How much corrosion resistance can anodized die-cast parts achieve in salt-spray tests?

Anodized Corrosion Resistance & Salt Spray Performance

The corrosion resistance of anodized die-cast parts in salt-spray (ASTM B117) tests is primarily determined by the thickness and sealing quality of the anodized layer. For standard Anodizing on aluminum die castings, a typical and widely accepted performance benchmark is to achieve 96 to 120 hours without the appearance of base material corrosion (white or red rust). This level of protection is suitable for many consumer electronics, interior components, and general industrial applications.

Factors Determining Salt Spray Performance

Several key factors directly influence the final result:

Anodize Layer Thickness: This is the most critical variable. A standard decorative anodize layer of 5-15µm will typically provide the 96-120 hours of protection. For harsher environments, such as automotive or marine applications, a hard anodizing or Arc Anodizing process is used to build a coating of 25-50µm or more. These thicker layers can reliably achieve 500 to 1000+ hours in salt-spray testing.

Sealing Quality: The porosity of the newly formed anodic layer must be sealed to prevent the entry of corrosive agents. Proper, high-quality sealing in hot water or with sealant additives is essential to meet the theoretical performance of the coating thickness.

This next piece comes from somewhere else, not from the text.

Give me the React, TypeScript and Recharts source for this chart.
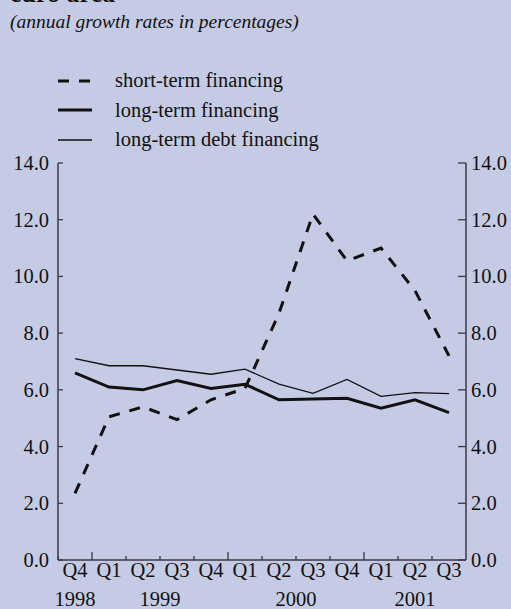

Substrate Alloy: The base material has a significant impact on the uniformity and protective quality of the anodized coating. High-purity alloys are ideal for anodizing. While common die-casting alloys like A380 and ADC12 can be anodized, their high silicon content (7.5-9.5%) creates a silicon-phase network that interrupts the anodic layer, forming a darker, less uniform coating that can be more susceptible to pitting corrosion. For superior corrosion resistance, we recommend using a Die Cast Aluminum Alloy with lower silicon content, such as A360, whenever the casting process allows.

Achieving Higher Performance Standards

For projects demanding maximum corrosion resistance, a systems-engineering approach is necessary. This begins with die castings Design service that minimizes entrapping geometries and specifies the optimal alloy. Our die castings Engineering team then designs the Tool And Die to produce castings with a high-integrity skin, which is crucial for a consistent anodic film. Finally, specifying a thick, hard-coat anodize and validating the sealing process through cross-section analysis and salt-spray testing of samples is essential. This comprehensive approach is how we meet the stringent requirements for components used in automotive and other demanding sectors.